·Systems & Complexity
Section 1
The Core Idea
In 1975, the American paediatrician and systems theorist John Gall published Systemantics: How Systems Really Work and How They Fail. Buried within a book that read like satire but operated as serious systems theory was a single observation that has since become one of the most reliable diagnostic principles in engineering, product development, organisational design, and technology strategy: "A complex system that works is invariably found to have evolved from a simple system that worked. A complex system designed from scratch never works and cannot be patched up to make it work. You have to start over with a working simple system." This is Gall's Law — and its implications are far more consequential than its aphoristic form suggests.
The principle is empirical, not aspirational. Gall was not recommending simplicity as a design philosophy. He was reporting a structural observation about how functional complexity actually comes into existence. Every complex system that reliably works — the internet, the global financial system, the human immune system, Amazon's logistics network, a mature software platform — arrived at its current complexity through an evolutionary process that began with a simple version that functioned. The simplicity was not a concession to resource constraints or a minimum viable product strategy. It was the structural precondition for the system's eventual complexity. Without the working simple system as a foundation, the feedback loops that enable iterative refinement — testing, learning, adapting, extending — have nothing to operate on. The complexity must be grown, not assembled.
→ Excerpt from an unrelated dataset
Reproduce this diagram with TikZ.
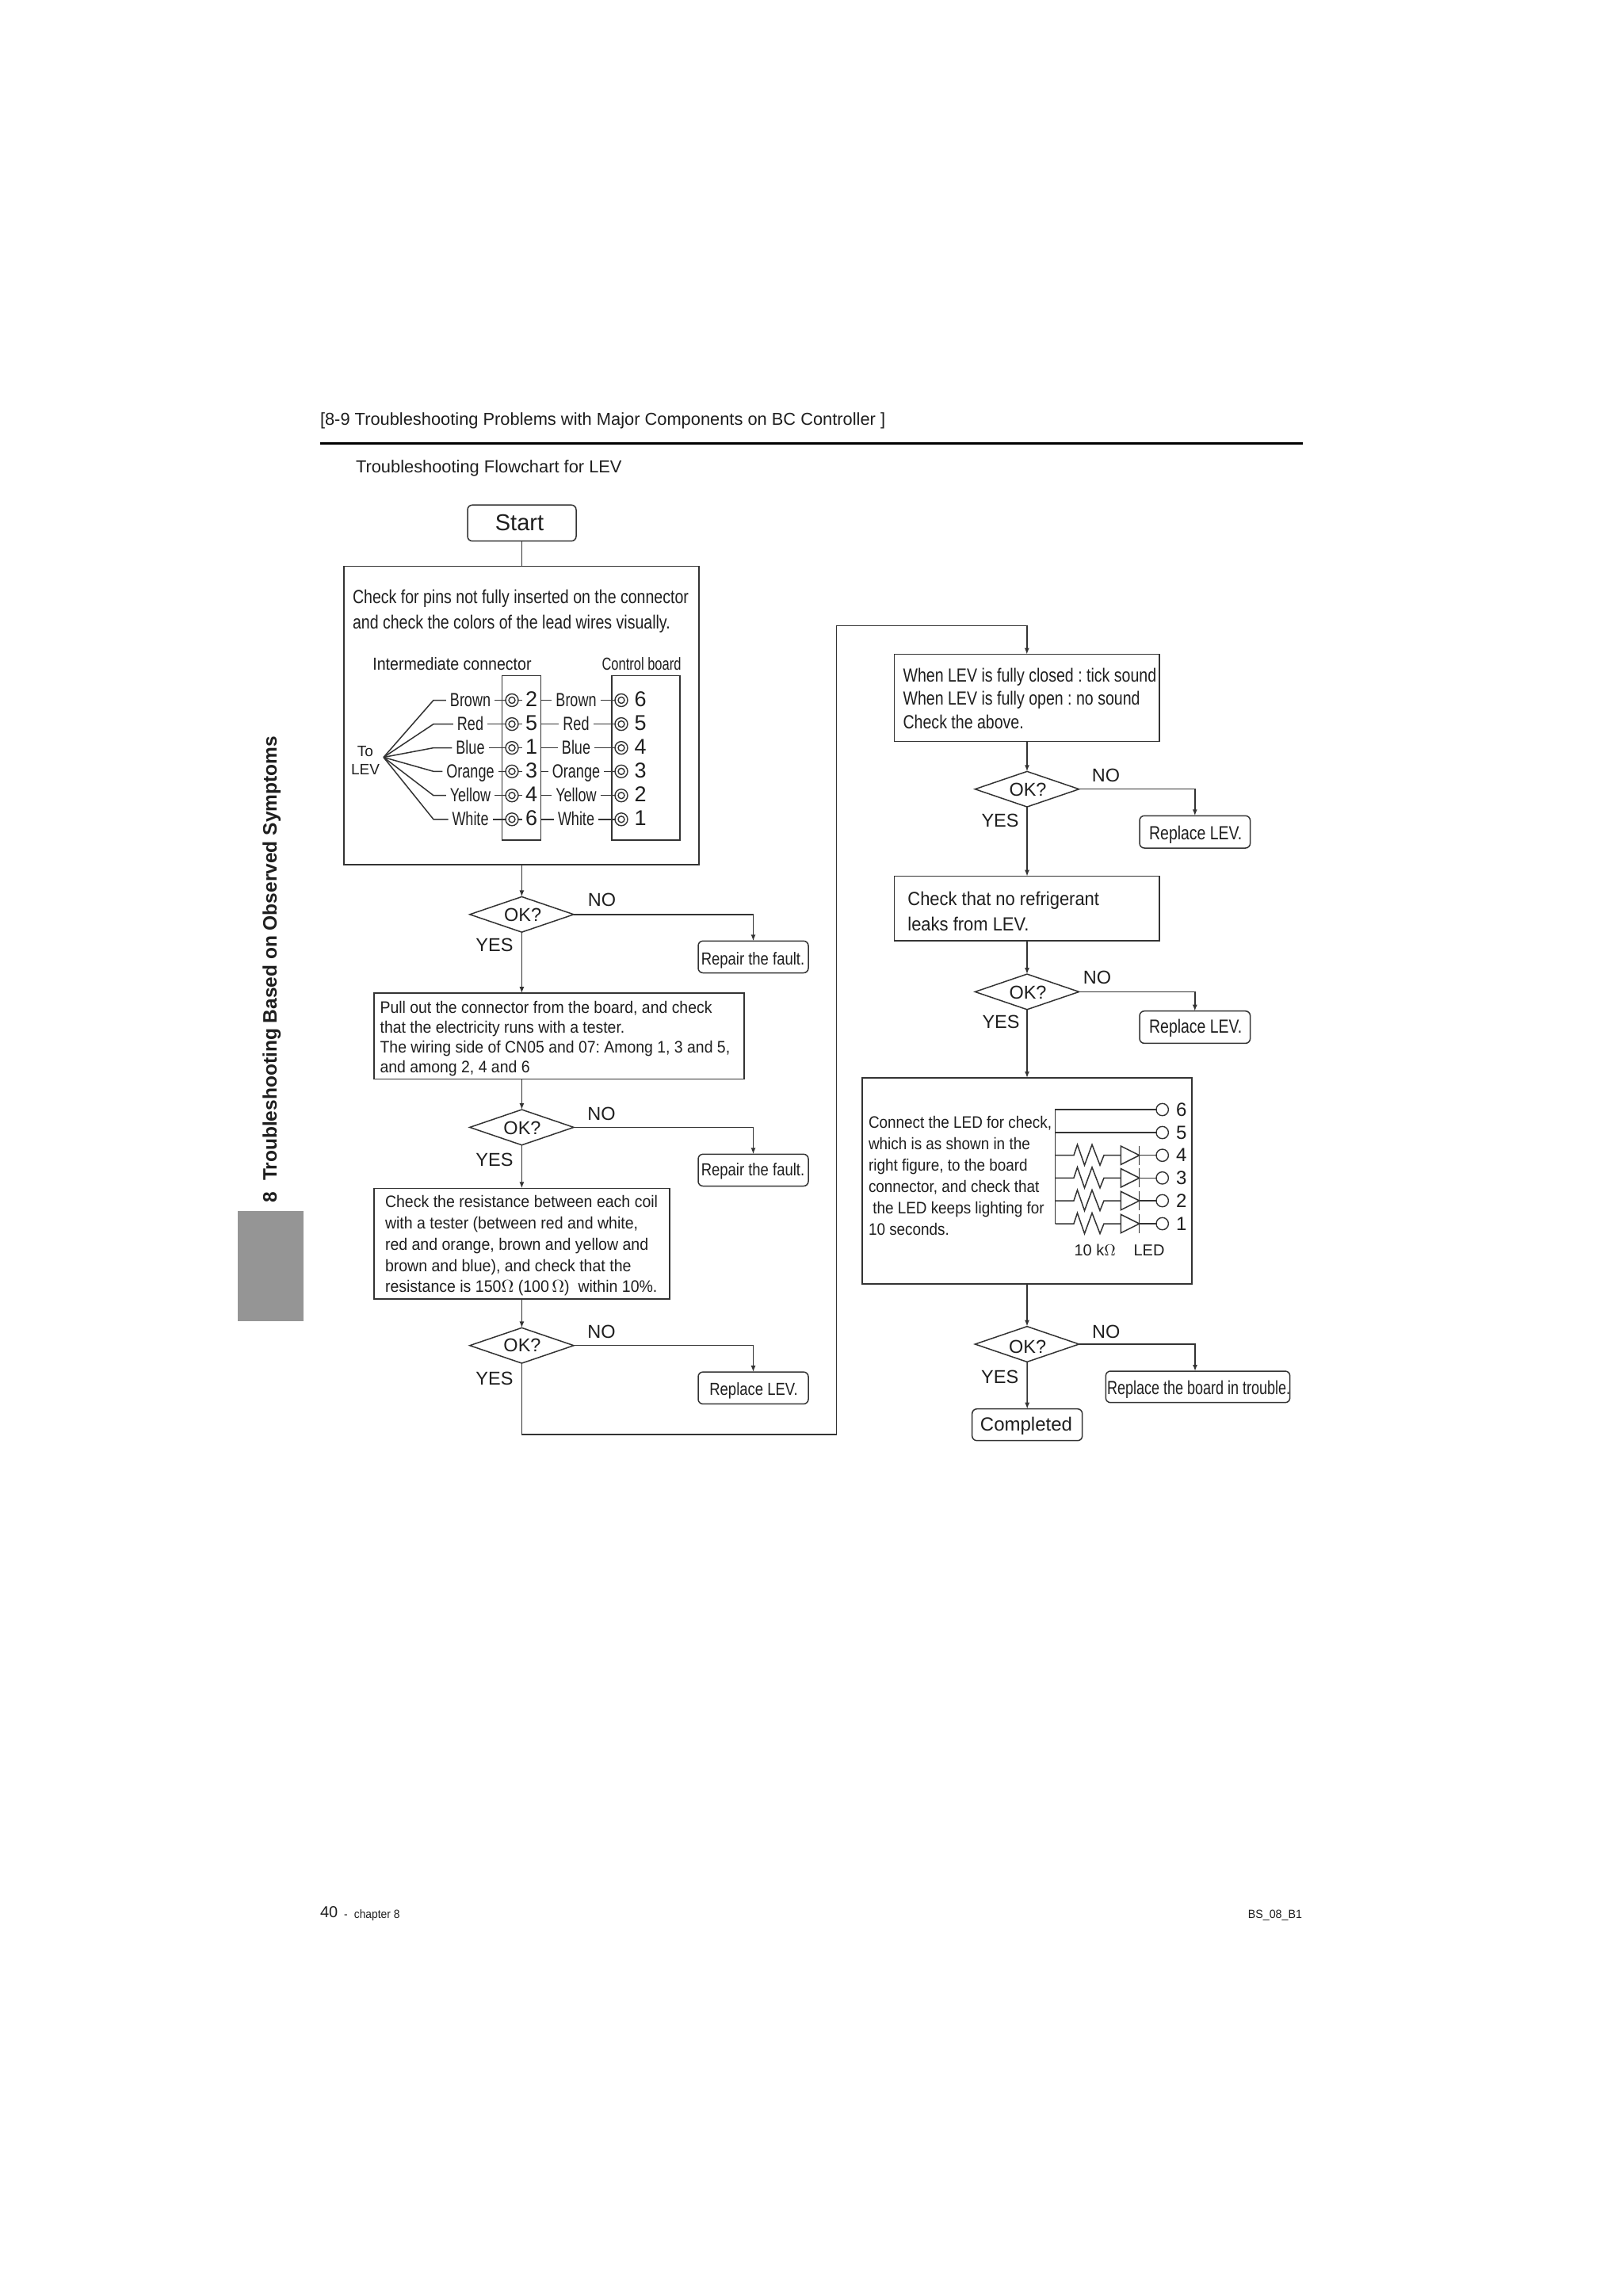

The corollary is equally important and more frequently violated: complex systems designed from scratch do not work. They cannot be made to work by debugging, patching, or adding resources. The failure is not in the execution but in the architecture of the attempt. When designers sit down to specify a complex system in its entirety before building it, they are attempting to anticipate the interactions among hundreds or thousands of components operating across conditions that cannot be fully enumerated in advance. The number of potential interactions grows combinatorially with the number of components. A system with ten components has forty-five pairwise interactions. A system with a hundred components has nearly five thousand. A system with a thousand has nearly half a million. No design team, regardless of talent or resources, can anticipate how those interactions will behave across the full range of operating conditions. The simple system that works provides the only viable path: start with interactions you can observe, understand the feedback they produce, then extend incrementally — adding complexity only when the existing system has demonstrated it can absorb it.
The principle applies with remarkable consistency across domains. In software engineering, the most resilient architectures — Unix, the TCP/IP protocol stack, Git — began as simple tools solving narrow problems and evolved into platforms supporting extraordinary complexity. The systems that were designed to be comprehensive from the outset — IBM's OS/360, the OSI networking model, countless enterprise resource planning systems — either failed outright or required decades of painful remediation to achieve functionality that evolutionary systems achieved in a fraction of the time. In product development, the pattern is identical: the iPhone launched with no App Store, no copy-paste, no multitasking. Amazon launched selling only books. Google launched with a single search box. Each added complexity only after the simple core proved it worked — and each competitor that tried to launch with the full feature set from day one is now a case study in overdesign.
In organisational design, Gall's Law explains why restructurings fail and why the most effective organisations grow their structures organically rather than imposing them architecturally. A startup with five people does not need a matrix organisation, a performance management system, or a governance framework. It needs a working product and a feedback loop with its customers. As the organisation grows, structure must be added — but structure that is added in response to observed coordination problems is qualitatively different from structure imposed in anticipation of problems that have not yet materialised. The first type works because it addresses real feedback. The second type fails because it addresses imagined feedback, and the gap between imagined and real is always larger than the designers assume.
The deepest implication of Gall's Law is epistemological: it reveals a fundamental limit on what can be known in advance about complex systems. The reason you must start simple is not that simple is easier. It is that the information required to design a working complex system does not exist until the simpler versions have generated it through operation. Each iteration of the system produces data about how components interact, where failures occur, which assumptions were wrong, and what emergent behaviours arise that no designer anticipated. This information is not obtainable through analysis, simulation, or planning — it is only obtainable through operation. Gall's Law is, at its core, a statement about the limits of anticipatory knowledge and the irreplaceable role of empirical feedback in the construction of anything that works at scale.